In another episode, Gimme Gimme sends Chombo out to greet the monsters and then to bang them on the head and steal their baskets. A large green dragon, working as a police officer, is sent out by his police chief superior (a giant badger smoking a cigar) to stop this crime wave. The dragon catches up to Chombo, but both realize they share common ground: they hate their respective bosses. So the pear and the dragon grab clubs and share in banging out their respective revenge: first by clobbering the badger at the police station, and then by visiting Gimme Gimme at his residence and clubbing him wildly on his large red head.
But food is not always the prime cause for crime.
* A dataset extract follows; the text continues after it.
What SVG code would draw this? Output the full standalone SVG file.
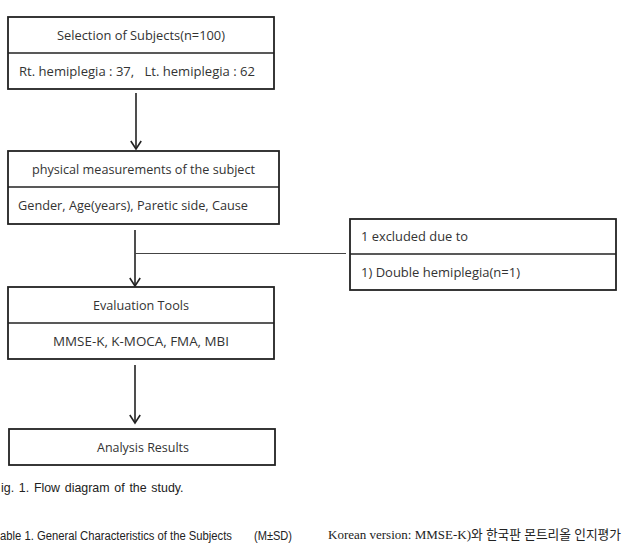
<svg xmlns="http://www.w3.org/2000/svg" width="623" height="543" viewBox="0 0 623 543">
<defs>
<style>
.box{fill:#fff;stroke:#222;stroke-width:1.8}
.div{stroke:#222;stroke-width:1.6}
.t{font-family:"Open Sans","Noto Sans",sans-serif;font-size:13.4px;fill:#333}
.conn{stroke:#222;stroke-width:1.6;fill:none}
.thin{stroke:#444;stroke-width:1.1;fill:none}
.cap{font-family:"Liberation Sans",Arial,sans-serif;font-size:12.4px;fill:#222}
.tab{font-family:"Liberation Sans",Arial,sans-serif;font-size:12px;fill:#222}
.kr{font-family:"Liberation Serif","Noto Sans CJK KR",serif;font-size:13px;fill:#222}
</style>
<marker id="arr" markerUnits="userSpaceOnUse" markerWidth="14" markerHeight="14" viewBox="0 0 14 14" refX="12" refY="7" orient="auto">
<polyline points="4,1.8 12,7 4,12.2" fill="none" stroke="#222" stroke-width="1.6"/>
</marker>
</defs>
<rect width="623" height="543" fill="#fff"/>

<g id="connectors">
<line class="conn" x1="136" y1="93" x2="136" y2="149" marker-end="url(#arr)"/>
<line class="conn" x1="135" y1="230" x2="135" y2="286" marker-end="url(#arr)"/>
<line class="thin" x1="135" y1="253.5" x2="346" y2="253.5"/>
<line class="conn" x1="135" y1="365" x2="135" y2="423" marker-end="url(#arr)"/>
</g>

<g id="selection">
<rect class="box" x="8" y="17" width="266" height="72"/>
<line class="div" x1="8" y1="53" x2="274" y2="53"/>
<text class="t" x="57" y="39.5" textLength="168" lengthAdjust="spacingAndGlyphs">Selection of Subjects(n=100)</text>
<text class="t" x="19" y="75.5" textLength="236" lengthAdjust="spacingAndGlyphs" xml:space="preserve">Rt. hemiplegia : 37,   Lt. hemiplegia : 62</text>
</g>

<g id="physical">
<rect class="box" x="8" y="151" width="271" height="73"/>
<line class="div" x1="8" y1="187" x2="279" y2="187"/>
<text class="t" x="32" y="173.5" textLength="223" lengthAdjust="spacingAndGlyphs">physical measurements of the subject</text>
<text class="t" x="18" y="210" textLength="230" lengthAdjust="spacingAndGlyphs">Gender, Age(years), Paretic side, Cause</text>
</g>

<g id="excluded">
<rect class="box" x="350" y="219" width="266" height="71"/>
<line class="div" x1="350" y1="254" x2="616" y2="254"/>
<text class="t" x="361" y="241" textLength="107" lengthAdjust="spacingAndGlyphs">1 excluded due to</text>
<text class="t" x="361" y="276.5" textLength="159" lengthAdjust="spacingAndGlyphs">1) Double hemiplegia(n=1)</text>
</g>

<g id="evaluation">
<rect class="box" x="8" y="287" width="266" height="72"/>
<line class="div" x1="8" y1="323" x2="274" y2="323"/>
<text class="t" x="93" y="309.5" textLength="96" lengthAdjust="spacingAndGlyphs">Evaluation Tools</text>
<text class="t" x="53" y="345.5" textLength="176" lengthAdjust="spacingAndGlyphs">MMSE-K, K-MOCA, FMA, MBI</text>
</g>

<g id="analysis">
<rect class="box" x="9" y="429" width="266" height="36"/>
<text class="t" x="97" y="452" textLength="92" lengthAdjust="spacingAndGlyphs">Analysis Results</text>
</g>

<text class="cap" x="1" y="491.5" word-spacing="1.3">ig. 1. Flow diagram of the study.</text>
<text class="tab" x="0" y="539.5" textLength="232" lengthAdjust="spacingAndGlyphs">able 1. General Characteristics of the Subjects</text>
<text class="tab" x="254" y="539.5" textLength="38" lengthAdjust="spacingAndGlyphs">(M±SD)</text>
<text class="kr" x="328" y="539"><tspan textLength="143" lengthAdjust="spacingAndGlyphs">Korean version: MMSE-K)</tspan><tspan x="471" textLength="150" lengthAdjust="spacingAndGlyphs">와 한국판 몬트리올 인지평가</tspan></text>
</svg>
In another episode, the cucumber monsters are digging for buried treasure. Gimme Gimme and Chombo decide to claim jump the monsters, so they rush in to the excavation site, pick up rocks, and start throwing them at the monsters’ heads. When the monsters drop their shovels, the bad-boy duo grab the tools and use them to crown the monsters.
Watching “Gimme Gimme Octopus” is both shocking and hilarious. Situations arise which could never possibly get into an American kiddie show. At one point, Gimme Gimme and Chombo steal headstones from a cemetery. When the badger-police chief tries to stop them, he gets a club on his head and then has a tombstone placed over his unconscious body. When the cucumber monsters are knocked out by a falling tree, Gimme Gimme and Chombo give them a headstone topped with a large cross, and then the nasty team cross themselves in a mock-ceremony for the should-be dead.
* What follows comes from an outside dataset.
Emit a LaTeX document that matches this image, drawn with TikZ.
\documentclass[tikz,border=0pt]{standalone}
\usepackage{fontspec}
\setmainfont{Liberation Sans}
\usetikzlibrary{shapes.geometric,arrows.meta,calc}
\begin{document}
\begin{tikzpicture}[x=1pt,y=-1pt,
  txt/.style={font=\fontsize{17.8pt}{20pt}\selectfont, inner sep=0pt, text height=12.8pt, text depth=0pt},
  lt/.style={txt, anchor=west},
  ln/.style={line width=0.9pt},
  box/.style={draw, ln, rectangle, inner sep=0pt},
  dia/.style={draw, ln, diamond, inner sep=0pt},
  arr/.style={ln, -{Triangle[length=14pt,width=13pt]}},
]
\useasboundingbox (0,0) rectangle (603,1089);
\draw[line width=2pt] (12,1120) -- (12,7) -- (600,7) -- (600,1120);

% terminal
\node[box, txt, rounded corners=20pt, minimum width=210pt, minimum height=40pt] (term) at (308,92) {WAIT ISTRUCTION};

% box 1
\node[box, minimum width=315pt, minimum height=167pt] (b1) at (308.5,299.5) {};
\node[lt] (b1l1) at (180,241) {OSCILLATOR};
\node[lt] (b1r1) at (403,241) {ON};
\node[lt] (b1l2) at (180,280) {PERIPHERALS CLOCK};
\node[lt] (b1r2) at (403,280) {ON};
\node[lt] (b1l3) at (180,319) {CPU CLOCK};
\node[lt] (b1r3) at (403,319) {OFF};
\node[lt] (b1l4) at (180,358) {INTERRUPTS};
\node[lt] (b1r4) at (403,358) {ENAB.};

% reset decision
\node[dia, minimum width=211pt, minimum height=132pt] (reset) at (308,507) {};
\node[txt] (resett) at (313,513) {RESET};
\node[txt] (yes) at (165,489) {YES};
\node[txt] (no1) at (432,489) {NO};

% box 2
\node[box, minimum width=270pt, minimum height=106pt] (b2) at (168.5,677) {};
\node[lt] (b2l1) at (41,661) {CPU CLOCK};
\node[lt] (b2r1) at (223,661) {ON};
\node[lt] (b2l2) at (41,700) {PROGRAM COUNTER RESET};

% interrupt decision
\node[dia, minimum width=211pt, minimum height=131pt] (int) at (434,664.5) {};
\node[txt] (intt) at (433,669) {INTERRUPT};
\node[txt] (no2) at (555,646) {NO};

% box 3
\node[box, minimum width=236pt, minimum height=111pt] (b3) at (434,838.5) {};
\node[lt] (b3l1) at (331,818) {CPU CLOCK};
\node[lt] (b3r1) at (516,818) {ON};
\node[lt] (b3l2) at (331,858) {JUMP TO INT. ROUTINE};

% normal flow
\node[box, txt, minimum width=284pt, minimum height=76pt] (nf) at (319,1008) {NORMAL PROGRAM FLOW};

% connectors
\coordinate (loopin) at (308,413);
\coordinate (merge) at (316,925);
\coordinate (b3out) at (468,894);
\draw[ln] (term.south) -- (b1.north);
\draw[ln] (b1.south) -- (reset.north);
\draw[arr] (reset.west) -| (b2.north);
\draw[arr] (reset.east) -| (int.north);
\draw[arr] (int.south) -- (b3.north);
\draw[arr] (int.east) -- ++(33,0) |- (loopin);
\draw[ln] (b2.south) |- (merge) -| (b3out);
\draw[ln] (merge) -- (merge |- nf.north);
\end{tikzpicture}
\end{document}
If this isn’t bad enough, then how about Gimme Gimme as an eye-patch wearing dictator who whips and crucifies those who challenge his reign? A firing squad execution is averted at the last minute by a pink walrus dinosaur (the only female character in the films), who begs Gimme Gimme to marry her and spare the life of his prisoners. But during the wedding ceremony, the walrus dinosaur pulls out a club and bangs Gimme Gimme on his head. This leads to a free-for-all when every character begins to pummel Gimme Gimme and Chombo.
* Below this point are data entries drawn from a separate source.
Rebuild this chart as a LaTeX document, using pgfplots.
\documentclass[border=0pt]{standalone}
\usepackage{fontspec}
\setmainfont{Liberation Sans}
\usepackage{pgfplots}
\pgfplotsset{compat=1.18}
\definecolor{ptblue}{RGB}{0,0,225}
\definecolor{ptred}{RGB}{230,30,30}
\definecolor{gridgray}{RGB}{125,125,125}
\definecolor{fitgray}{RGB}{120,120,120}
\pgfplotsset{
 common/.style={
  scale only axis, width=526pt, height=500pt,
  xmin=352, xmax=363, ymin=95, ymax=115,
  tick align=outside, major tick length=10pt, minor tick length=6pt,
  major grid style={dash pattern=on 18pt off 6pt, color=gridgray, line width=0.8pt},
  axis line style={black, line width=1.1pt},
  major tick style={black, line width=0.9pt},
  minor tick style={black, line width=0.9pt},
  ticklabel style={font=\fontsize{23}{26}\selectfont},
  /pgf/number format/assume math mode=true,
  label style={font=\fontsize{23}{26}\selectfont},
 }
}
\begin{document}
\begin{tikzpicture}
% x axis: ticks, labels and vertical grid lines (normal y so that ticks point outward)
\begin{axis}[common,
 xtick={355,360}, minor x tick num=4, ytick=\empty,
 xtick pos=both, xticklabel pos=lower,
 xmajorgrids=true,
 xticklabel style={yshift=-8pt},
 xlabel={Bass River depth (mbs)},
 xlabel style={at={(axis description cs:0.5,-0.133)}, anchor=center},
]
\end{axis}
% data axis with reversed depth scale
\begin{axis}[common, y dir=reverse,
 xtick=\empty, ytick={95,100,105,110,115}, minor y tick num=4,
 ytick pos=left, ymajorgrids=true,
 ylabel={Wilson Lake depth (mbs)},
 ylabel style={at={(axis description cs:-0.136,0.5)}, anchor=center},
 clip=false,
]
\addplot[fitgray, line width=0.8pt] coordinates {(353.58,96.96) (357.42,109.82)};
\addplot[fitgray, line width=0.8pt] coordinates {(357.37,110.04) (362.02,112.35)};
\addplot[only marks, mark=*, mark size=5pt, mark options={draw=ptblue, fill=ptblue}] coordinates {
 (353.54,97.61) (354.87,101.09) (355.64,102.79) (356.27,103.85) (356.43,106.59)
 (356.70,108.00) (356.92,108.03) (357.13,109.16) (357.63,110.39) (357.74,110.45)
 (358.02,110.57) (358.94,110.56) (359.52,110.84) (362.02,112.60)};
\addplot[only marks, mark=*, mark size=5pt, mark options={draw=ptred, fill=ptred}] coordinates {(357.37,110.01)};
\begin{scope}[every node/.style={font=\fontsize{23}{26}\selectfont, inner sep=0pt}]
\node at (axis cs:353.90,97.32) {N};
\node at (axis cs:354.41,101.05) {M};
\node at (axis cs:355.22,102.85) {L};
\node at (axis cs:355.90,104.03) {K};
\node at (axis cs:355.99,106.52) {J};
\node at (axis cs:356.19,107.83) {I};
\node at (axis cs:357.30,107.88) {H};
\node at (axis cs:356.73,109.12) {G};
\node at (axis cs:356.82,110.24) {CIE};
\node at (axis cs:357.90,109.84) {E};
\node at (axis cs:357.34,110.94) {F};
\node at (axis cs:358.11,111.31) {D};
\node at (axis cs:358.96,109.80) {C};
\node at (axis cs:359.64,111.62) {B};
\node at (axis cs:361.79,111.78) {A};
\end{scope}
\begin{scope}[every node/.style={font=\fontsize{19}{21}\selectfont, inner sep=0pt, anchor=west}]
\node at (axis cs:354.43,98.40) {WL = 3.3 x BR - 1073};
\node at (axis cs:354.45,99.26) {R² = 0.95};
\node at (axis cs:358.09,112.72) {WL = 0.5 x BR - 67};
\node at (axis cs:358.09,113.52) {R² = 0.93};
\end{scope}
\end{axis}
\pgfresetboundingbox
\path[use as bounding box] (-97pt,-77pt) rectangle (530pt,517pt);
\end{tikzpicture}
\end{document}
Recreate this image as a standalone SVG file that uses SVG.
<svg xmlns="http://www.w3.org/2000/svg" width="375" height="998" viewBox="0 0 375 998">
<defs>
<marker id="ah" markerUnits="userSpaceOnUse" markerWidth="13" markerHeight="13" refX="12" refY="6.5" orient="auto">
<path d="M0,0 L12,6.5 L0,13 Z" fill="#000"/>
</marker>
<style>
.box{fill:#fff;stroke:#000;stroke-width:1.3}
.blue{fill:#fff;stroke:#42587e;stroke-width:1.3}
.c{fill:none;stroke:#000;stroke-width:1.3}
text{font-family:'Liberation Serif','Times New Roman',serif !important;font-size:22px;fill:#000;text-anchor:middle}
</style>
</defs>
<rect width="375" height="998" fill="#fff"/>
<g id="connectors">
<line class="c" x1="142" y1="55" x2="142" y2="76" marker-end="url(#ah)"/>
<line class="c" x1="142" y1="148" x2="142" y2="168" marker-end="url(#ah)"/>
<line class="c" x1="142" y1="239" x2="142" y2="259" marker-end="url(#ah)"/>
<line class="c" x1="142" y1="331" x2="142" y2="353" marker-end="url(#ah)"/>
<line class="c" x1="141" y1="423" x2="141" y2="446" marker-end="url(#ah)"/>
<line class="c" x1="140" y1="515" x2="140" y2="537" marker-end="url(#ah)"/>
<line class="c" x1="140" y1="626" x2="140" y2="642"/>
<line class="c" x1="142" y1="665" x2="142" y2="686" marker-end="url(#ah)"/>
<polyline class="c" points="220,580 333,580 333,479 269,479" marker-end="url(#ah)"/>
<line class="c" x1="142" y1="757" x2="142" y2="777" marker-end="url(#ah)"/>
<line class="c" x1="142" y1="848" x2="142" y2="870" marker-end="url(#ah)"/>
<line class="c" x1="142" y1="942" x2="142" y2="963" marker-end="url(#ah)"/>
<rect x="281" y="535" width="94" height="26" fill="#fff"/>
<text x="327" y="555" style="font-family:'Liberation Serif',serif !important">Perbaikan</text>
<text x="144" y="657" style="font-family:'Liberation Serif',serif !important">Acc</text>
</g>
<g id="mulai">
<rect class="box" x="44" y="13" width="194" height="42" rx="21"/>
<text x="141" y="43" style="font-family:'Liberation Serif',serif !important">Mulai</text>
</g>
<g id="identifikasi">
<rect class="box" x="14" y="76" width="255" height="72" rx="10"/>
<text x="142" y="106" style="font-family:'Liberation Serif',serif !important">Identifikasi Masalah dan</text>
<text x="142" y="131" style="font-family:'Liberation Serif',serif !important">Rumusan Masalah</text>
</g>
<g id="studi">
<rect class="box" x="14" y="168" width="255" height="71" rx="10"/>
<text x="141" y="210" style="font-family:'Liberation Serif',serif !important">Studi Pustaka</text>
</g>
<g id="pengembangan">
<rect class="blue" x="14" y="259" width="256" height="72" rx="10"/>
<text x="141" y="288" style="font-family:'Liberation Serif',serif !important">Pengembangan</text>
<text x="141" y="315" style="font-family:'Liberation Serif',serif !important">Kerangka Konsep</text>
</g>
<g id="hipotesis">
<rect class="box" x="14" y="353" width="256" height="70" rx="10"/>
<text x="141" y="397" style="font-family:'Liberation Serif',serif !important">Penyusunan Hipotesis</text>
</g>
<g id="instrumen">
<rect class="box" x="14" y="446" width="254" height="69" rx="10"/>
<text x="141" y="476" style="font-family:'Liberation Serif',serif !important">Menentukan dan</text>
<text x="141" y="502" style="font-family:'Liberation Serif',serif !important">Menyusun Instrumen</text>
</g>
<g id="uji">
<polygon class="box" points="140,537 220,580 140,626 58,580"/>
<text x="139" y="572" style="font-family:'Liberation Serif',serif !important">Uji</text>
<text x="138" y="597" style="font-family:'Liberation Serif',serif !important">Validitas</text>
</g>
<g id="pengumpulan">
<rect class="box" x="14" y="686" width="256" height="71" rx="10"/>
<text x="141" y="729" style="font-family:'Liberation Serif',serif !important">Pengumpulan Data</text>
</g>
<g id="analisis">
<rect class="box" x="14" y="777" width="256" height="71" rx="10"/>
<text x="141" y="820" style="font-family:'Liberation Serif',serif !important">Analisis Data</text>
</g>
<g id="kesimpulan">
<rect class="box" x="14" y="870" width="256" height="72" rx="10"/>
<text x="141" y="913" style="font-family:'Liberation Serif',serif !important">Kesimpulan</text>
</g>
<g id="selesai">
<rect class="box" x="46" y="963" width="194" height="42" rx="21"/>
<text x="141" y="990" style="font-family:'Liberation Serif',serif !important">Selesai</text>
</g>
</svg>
Or even better: imagine all of the male characters (the octopus, pear, badger, dinosaur, a giant grey triangular thing that sprays water from its head, and the three cucumber monsters) engaged in a massive fistfight over who gets to wear a blue hula dress.
Watching episode after episode of “Gimme Gimme Octopus” can give one the impression that these films cannot get crazier, and yet each one brings in a new level of insanity and nihilism. Characters shoot arrows into their own heads, drink and spit up alcohol, smoke cigars, pull guns and knives on each other, begin fights without provocation, wind up with broken limbs wrapped in plaster casts, and still have time to think up new ways to annoy those around them. Each “Gimme Gimme Octopus” episode is matched with an equally bizarre music track, which alternates between smooth cocktail jazz and a militaristic grunt-chant that suggests the cast is preparing to invade Manchuria.
It would be too easy to heap on the adjectives and superlatives here, but perhaps the best advice is the briefest: you must see “Gimme Gimme Octopus” for yourself, because you cannot possible believe anything so weird was ever put on film. I’ve watched this five times and I still cannot believe what I was watching.
I don’t think Chumbo-Chan was a pear, I think he was either a peanut or a butter-nut. Me and my son are huge fans of the shows, I generally try and translate the Japanese where I can but getting hold of the DVD is nigh on impossible. Great overview of the show!